In this article I assume that all your puppet certs and keys are located somewhere under /etc/puppetlabs/puppet/ssl.

Under the ca-subfolder the CA-certs are stored in the as:
ca_crt.pem: The CA cert
ca_key.pem: The CA private key that corresponds to the cert.

Under the certs-subfolder you will se:
ca.pem: A copy of the CA cert
<servername>.pem: Cert of web service

Under private_keys-subfolder you will see:
<servername>.pem: Private key that belongs to the server cert.

If you use foreman, it is also usually configured to use the same certificates places.

Before you continue you will need to have openssl and XCA installed (XCA is a super nice certificate management tool: https://hohnstaedt.de/xca/)

To check if your certs has expired, install openssl and run (for CA in this example):

bash$ openssl x509 -in ca_crt.pem -enddate

In XCA, import the keys above under the tab "Private Keys", and then import the certs under the tab "Certificates". Here you will also see a nice view of dates and other info.

If only your server cert has expired you can just renew that one by right-clicking it and choose renewal. Select new expiry date and export it and copy the file to /etc/puppetlabs/puppet/ssl/certs/<servername>.pem (sometimes certs are also named .crt, what ever your system uses).
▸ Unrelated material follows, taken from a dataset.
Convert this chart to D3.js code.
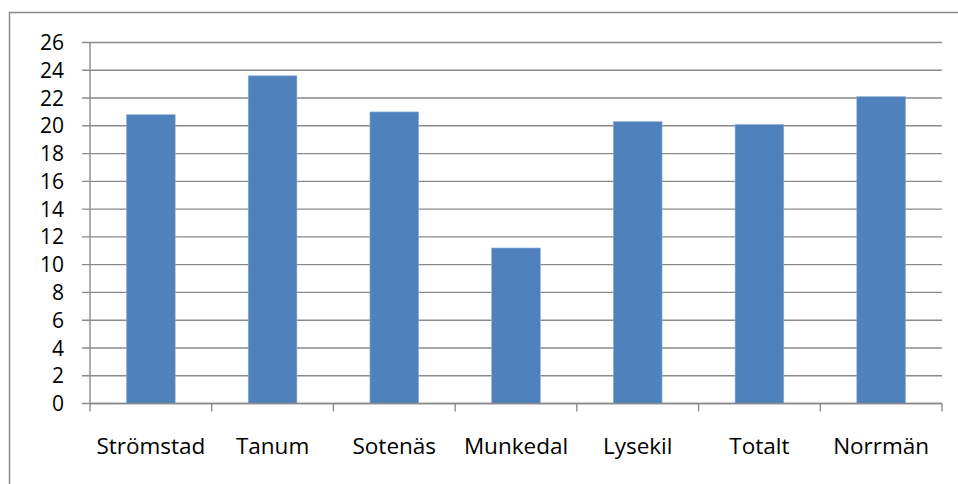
<!DOCTYPE html>
<html>
<head>
<meta charset="utf-8">
<script src="https://cdn.jsdelivr.net/npm/d3@7"></script>
<style>
  body { margin: 0; background: #fff; }
  text { font-family: "Open Sans", sans-serif; fill: #000; }
</style>
</head>
<body>
<div id="chart"></div>
<script>
// data
var categories = ["Strömstad", "Tanum", "Sotenäs", "Munkedal", "Lysekil", "Totalt", "Norrmän"];
var values = [20.8, 23.6, 21.0, 11.2, 20.3, 20.1, 22.1];
var yTicks = [0, 2, 4, 6, 8, 10, 12, 14, 16, 18, 20, 22, 24, 26];

var width = 958, height = 484;
var margin = { top: 42.5, right: 16, bottom: 80.5, left: 90 };
var plotW = width - margin.left - margin.right,
    plotH = height - margin.top - margin.bottom;

var svg = d3.select("#chart")
    .append("svg")
    .attr("width", width)
    .attr("height", height);

// outer chart frame (runs off the right and bottom edges)
svg.append("path")
    .attr("d", "M9.5," + (height + 5) + "V12.5H" + (width + 5))
    .attr("fill", "none")
    .attr("stroke", "#878787")
    .attr("stroke-width", 1.5);

var g = svg.append("g")
    .attr("transform", "translate(" + margin.left + "," + margin.top + ")");

var x = d3.scaleBand()
    .domain(categories)
    .range([0, plotW])
    .paddingInner(0.6)
    .paddingOuter(0.3);

var y = d3.scaleLinear()
    .domain([0, 26])
    .range([plotH, 0]);

// gridlines + y ticks
g.append("g")
    .selectAll("line")
    .data(yTicks)
    .join("line")
    .attr("x1", -8)
    .attr("x2", plotW)
    .attr("y1", function (d) { return y(d); })
    .attr("y2", function (d) { return y(d); })
    .attr("stroke", "#8a8a8a")
    .attr("stroke-width", 1.4);

// y labels
g.append("g")
    .selectAll("text")
    .data(yTicks)
    .join("text")
    .attr("x", -26)
    .attr("y", function (d) { return y(d); })
    .attr("dy", "0.36em")
    .attr("text-anchor", "end")
    .style("font-size", "21px")
    .text(function (d) { return d; });

// bars
g.append("g")
    .selectAll("rect")
    .data(values)
    .join("rect")
    .attr("x", function (d, i) { return x(categories[i]); })
    .attr("width", x.bandwidth())
    .attr("y", function (d) { return y(d); })
    .attr("height", function (d) { return y(0) - y(d); })
    .attr("fill", "#4f81bd")
    .attr("stroke", "#8fb0d8")
    .attr("stroke-width", 0.6);

// y axis line
g.append("line")
    .attr("x1", 0).attr("x2", 0)
    .attr("y1", 0).attr("y2", plotH)
    .attr("stroke", "#8a8a8a")
    .attr("stroke-width", 1.4);

// x axis line + category ticks
var step = plotW / categories.length;
var xTicks = d3.range(categories.length + 1).map(function (i) { return i * step; });
g.append("line")
    .attr("x1", 0).attr("x2", plotW)
    .attr("y1", plotH).attr("y2", plotH)
    .attr("stroke", "#8a8a8a")
    .attr("stroke-width", 1.4);
g.append("g")
    .selectAll("line")
    .data(xTicks)
    .join("line")
    .attr("x1", function (d) { return d; })
    .attr("x2", function (d) { return d; })
    .attr("y1", plotH)
    .attr("y2", plotH + 8)
    .attr("stroke", "#8a8a8a")
    .attr("stroke-width", 1.4);

// x labels
g.append("g")
    .selectAll("text")
    .data(categories)
    .join("text")
    .attr("x", function (d) { return x(d) + x.bandwidth() / 2; })
    .attr("y", plotH + 50)
    .attr("text-anchor", "middle")
    .style("font-size", "22.5px")
    .text(function (d) { return d; });
</script>
</body>
</html>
If you CA has expired things is more troublesome and will require changes on all managed clients.
First you need to renew your CA-cert. Make sure to re-use the same serial number since that might be included in its self-signing. Export the cert and verify that it is indeed a self-signed certificate with:
openssl verify -CAfile new-ca-cert.pem new-ca-cert.pem

I had problems with this since the original cert used its DN and Serial number for signing. If you get the error message:
"unable to get local issuer certificate"
you most likely have a problem with the serial number. Then instead create a completely new CA-cert wich XCA as:

1. On the first tab choose "Create self signed certificate". Select CA as template and click "Apply all".
2. On the second tab "Subject", enter common name to be the exact common name as the old certificate.
3. Click in "Used keys too" and make sure to select the original private key for the CA - if this is not done, everything will fail.
4. Under extensions also click in "Authority Key Identifier" - this will also cause everything to fail if not done.
5. Make sure to select a expiration date far in the future.
6. OK

Now export this cert and store it under /etc/puppetlabs/puppet/ssl/. as both ./ca/ca_crt.pem and as ./certs/ca.pem

Make some checks (running under /etc/puppetlabs/puppet/ssl):
1. Check that the output from "openssl rsa -in ca/ca_key.pem -noout -modulus" and "openssl x509 -in ca/ca_crt.pem -noout -modulus" show the same modulus
2. Make the same comparising for the server key and cert.
3. Verify the server cert with: openssl verify -CAfile certs/ca.pem certs/<servername>.pem

Restart puppetmaster and if you run foreman also apache2, foreman and foreman-proxy.

Sadly, if you renewed the CA-certificate you also need to copy the ca_crt.pem to all clients to replace their file /etc/puppetlabs/puppet/ssl/certs/ca.pem

Things should work by now.

Im considering myself to have one extra cronjob on all clients that will download this ca.pem from a known https location regularly. This might or might not be a security risk though.